World Bank: Health care crisis looms

Focus, Normal
Source:

The National, Thursday 17th November 2011

A NEW World Bank report says Papua New Guinea faces a major health care crisis because of a rapidly ageing workforce.
The report, highlighted in a recent Radio Australia interview, claimed that in less than 10 years 50% of the health sector workforce would have retired or moved elsewhere.
Inadequate funding and lack of policies controlling human resources were cited as the main reasons for the dilemma.
Speaking on the radio network’s Pacific service, Aparnaa Somanathan, who was introduced as World Bank task manager, said if PNG did not make changes in human resource capacity in the next 20 years it would face a major crisis in the ability to deliver health services.
A consultant for the World Bank, Ian Morris, supported Somanathan, saying staffing in the health workforce was at crisis point and he called for a whole of government approach to tackle issues such as training.
PNG Institute of National Affairs director Paul Barker agreed, saying that successive governments in the past 20 years had not given the health sector the priority it deserved.
PNG Nurses Association president Eimi Kaptigau said on a separate occasion that nursing staff nationwide were leaving for better paid jobs outside the profession, causing a severe shortage in public health facilities.
Somanathan told Radio Australia the Health Department had acknowledged that the health sector was facing a workforce crisis because there was an ageing work force, there was limited pre-service training capacity to replenish that work force, there was weakness in the curriculum of training programmes and there was an almost total lack of in-service training capacity.
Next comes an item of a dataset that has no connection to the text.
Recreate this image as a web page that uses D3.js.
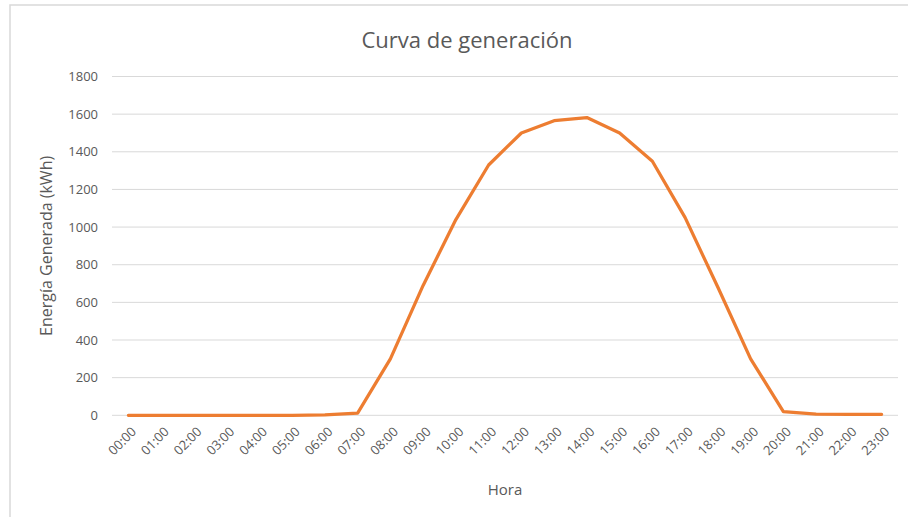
<!DOCTYPE html>
<html>
<head>
<meta charset="utf-8">
<script src="https://cdn.jsdelivr.net/npm/d3@7"></script>
<style>
  html, body { margin: 0; padding: 0; background: #fff; }
  svg { display: block; }
  text { font-family: "Open Sans", Lato, sans-serif; fill: #595959; }
</style>
</head>
<body>
<svg id="chart" width="908" height="517"></svg>
<script>
// Hourly generation profile
const hours = ["00:00","01:00","02:00","03:00","04:00","05:00","06:00","07:00",
               "08:00","09:00","10:00","11:00","12:00","13:00","14:00","15:00",
               "16:00","17:00","18:00","19:00","20:00","21:00","22:00","23:00"];
const energy = [0, 0, 0, 0, 0, 0, 2, 12,
                300, 690, 1040, 1330, 1500, 1565, 1582, 1500,
                1350, 1050, 680, 300, 20, 6, 5, 5];
const yTicks = [0, 200, 400, 600, 800, 1000, 1200, 1400, 1600, 1800];

const titleText = "Curva de generación";
const yTitle = "Energía Generada (kWh)";
const xTitle = "Hora";

const svg = d3.select("#chart");
const plot = { left: 112, right: 898, top: 76.5, bottom: 415.3 };
const fontStack = "'Open Sans', Lato, sans-serif";

// chart frame
svg.append("rect")
  .attr("x", 10).attr("y", 5)
  .attr("width", 1000).attr("height", 1000)
  .attr("fill", "#fff")
  .attr("stroke", "#d9d9d9").attr("stroke-width", 1.5);

const x = d3.scalePoint()
  .domain(hours)
  .range([plot.left, plot.right])
  .padding(0.5);

const y = d3.scaleLinear()
  .domain([0, 1800])
  .range([plot.bottom, plot.top]);

// horizontal gridlines
svg.append("g")
  .selectAll("line")
  .data(yTicks)
  .join("line")
  .attr("x1", plot.left).attr("x2", plot.right)
  .attr("y1", d => y(d)).attr("y2", d => y(d))
  .attr("stroke", "#d9d9d9").attr("stroke-width", 1);

// y axis labels
const yAxis = d3.axisLeft(y)
  .tickValues(yTicks)
  .tickFormat(d3.format("d"))
  .tickSize(0)
  .tickPadding(14);
const gy = svg.append("g")
  .attr("transform", `translate(${plot.left},0)`)
  .call(yAxis);
gy.select(".domain").remove();
gy.selectAll("text")
  .style("font-family", fontStack)
  .style("font-size", "13px")
  .attr("fill", "#595959");

// x axis labels
const xAxis = d3.axisBottom(x).tickSize(0).tickPadding(0);
const gx = svg.append("g")
  .attr("transform", `translate(0,${plot.bottom})`)
  .call(xAxis);
gx.select(".domain").remove();
gx.selectAll("text")
  .style("font-family", fontStack)
  .style("font-size", "13px")
  .attr("fill", "#595959")
  .attr("text-anchor", "end")
  .attr("dy", "0.35em")
  .attr("transform", "translate(5,14) rotate(-45)");

// generation curve
const line = d3.line()
  .x((d, i) => x(hours[i]))
  .y(d => y(d));

svg.append("path")
  .datum(energy)
  .attr("d", line)
  .attr("fill", "none")
  .attr("stroke", "#ED7D31")
  .attr("stroke-width", 3.25)
  .attr("stroke-linejoin", "round")
  .attr("stroke-linecap", "round");

// title
svg.append("text")
  .attr("x", 467).attr("y", 48)
  .attr("text-anchor", "middle")
  .style("font-size", "22px")
  .text(titleText);

// axis titles
svg.append("text")
  .attr("transform", `translate(52,${(plot.top + plot.bottom) / 2}) rotate(-90)`)
  .attr("text-anchor", "middle")
  .style("font-size", "16px")
  .text(yTitle);

svg.append("text")
  .attr("x", (plot.left + plot.right) / 2).attr("y", 495)
  .attr("text-anchor", "middle")
  .style("font-size", "15px")
  .text(xTitle);
</script>
</body>
</html>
“I think training capacity in PNG has weakened considerably over the past 10-15 years.
“There has been less and less resources being put into training, so PNG’s ability to train more and more doctors and nurses has declined.
“So what came out in the report was not so much that nobody wanted to be in those professions, but rather that the country’s ability or capacity to train workers had declined.”
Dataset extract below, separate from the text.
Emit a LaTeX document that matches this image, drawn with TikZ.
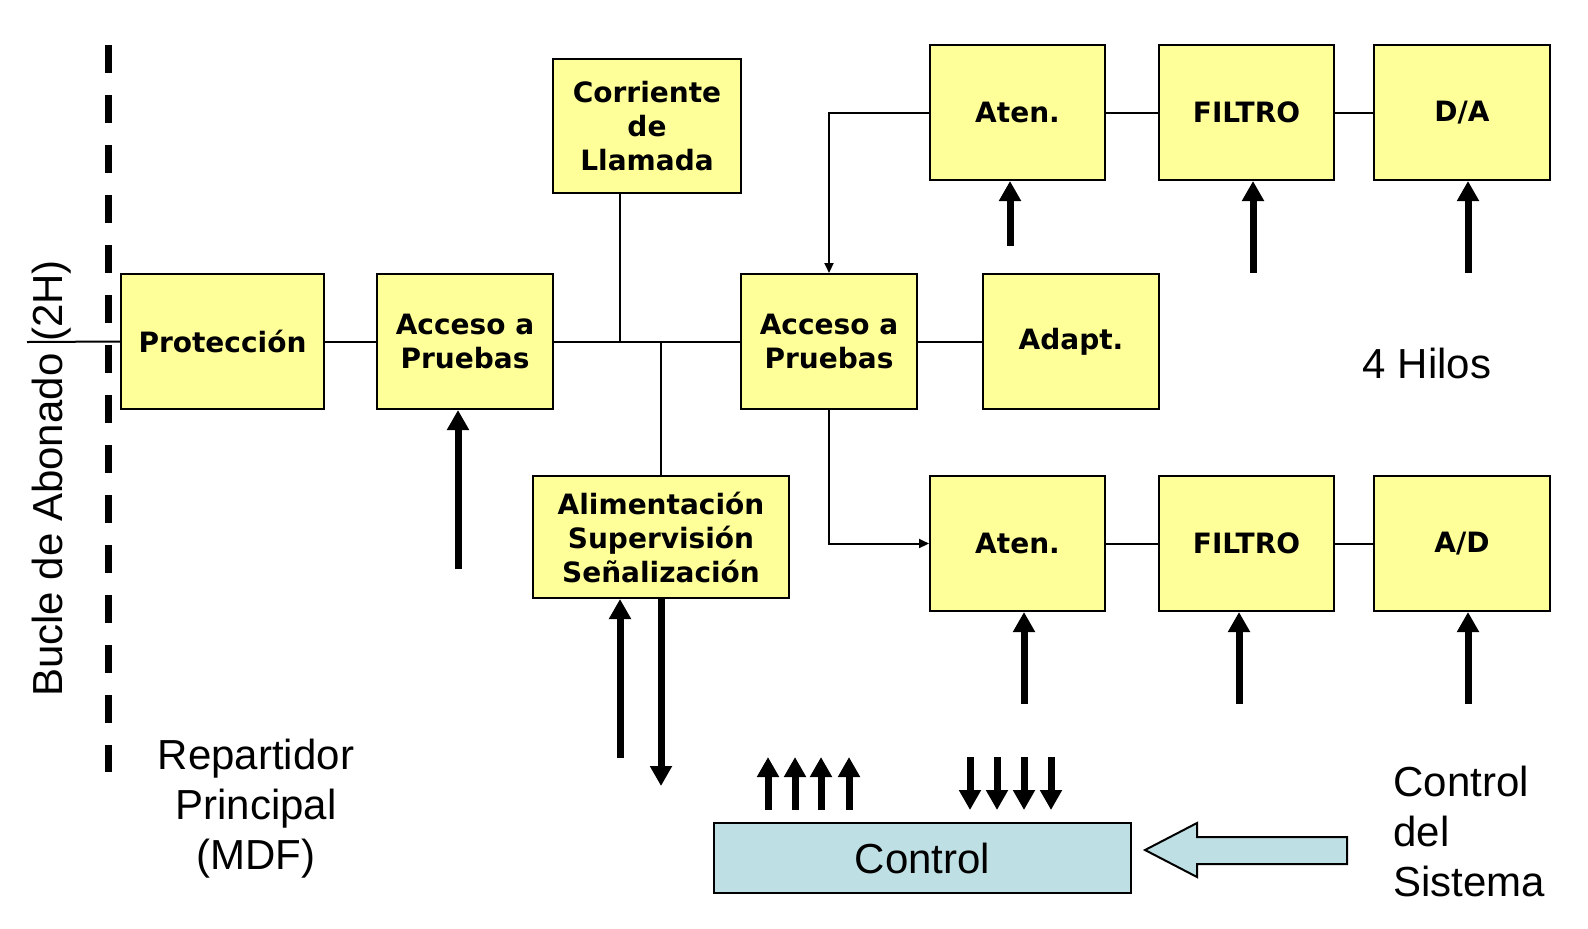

Somanathan said that the current health budget outlay had fallen 9.4% in real terms between 1996 and 2004.
So what needed to be done, he was asked.
“Basically, training capacity needs to be ranked up very, very quickly, with additional resources in order to produce more doctors, more nurses, to put them into the system.
“We produced a couple of scenarios of what might happen and those scenarios were based on the resources that will be coming into PNG for the health sector over the next couple of years and the feasibility and the speed with which training capacity can be ramped up.
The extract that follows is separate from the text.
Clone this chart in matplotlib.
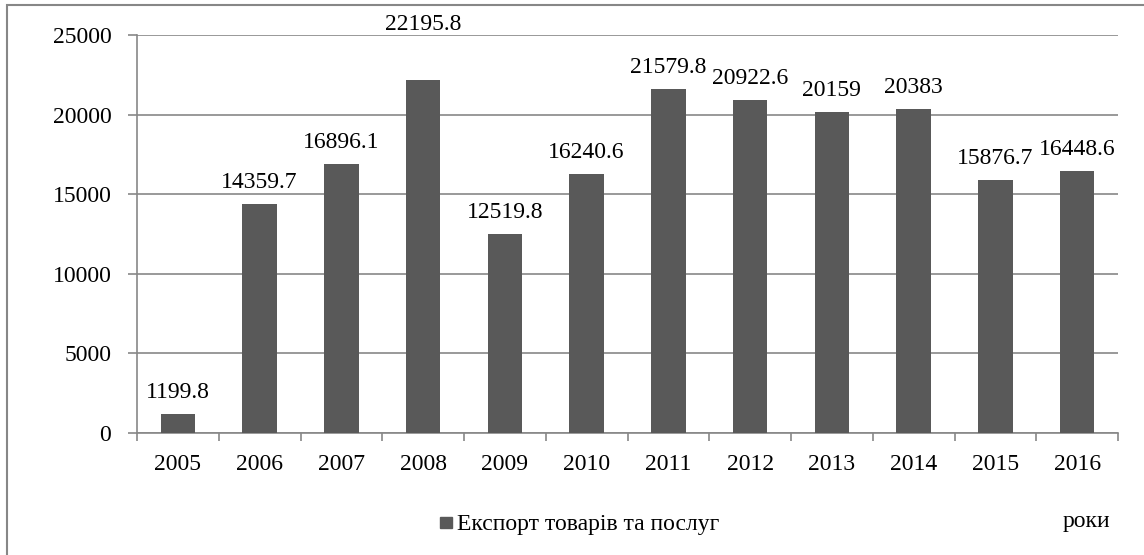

“We see a reasonable expansion of the number of doctors, most of them to be targeted for the rural facilities and expansion of the general nursing graduates as well.
“But underlay, it’s not just about increasing the number of doctors and so on.
“It’s the expansion of pre-service and in-service capacity, providing additional staff to support services, and more quality enhancing non-salary budgets which are also important.
“You can increase the health workers, but you also need to provide non-salary inputs at health facilities.”
Somanathan said the health sector did not have a human resource policy so it needed the whole of government institutions, personnel management, Department of Planning and Office of Higher Education to work together to develop and implement the policy.
In Port Moresby, Kaptigau called on the government to do something about the brain drain caused by low pay and housing allowance and poor working environment conditions.
“There is no recognition from the government while they are overworked, stressed out and underpaid.
“There are less than 10 nursing colleges and schools turning out no more than 20 trainees every year. Most of them have merged with the major universities in the country.
“There are less than 13,000 nursing personnel in PNG – 8,000 of them in the public health service.
“The experienced of the latter group have left for greener pastures, leaving behind ageing nurses and raw trainees.”
Kaptigau said the ageing offices have reached retirement age but could not be retrenched because there was no good retrenchment package to retire on.
Early last month Health and Personnel Management departments signed respective memorandum of agreement with health extension office and medical laboratory staff associations to increase their pay and allowances.
Personnel Management secretary John Kali said the government was keen to retain their services.
INA’s Barker told Radio New Zealand International that “with inadequate support for human resource capacity we have been going backwards.”
He said there had been a brain drain of PNG medical staff heading to Australia and elsewhere.
“So, that’s an added challenge,” he said, adding that in rural areas medical staff numbers were low and many nurses and midwives were in their late 1950s or early 1960s.”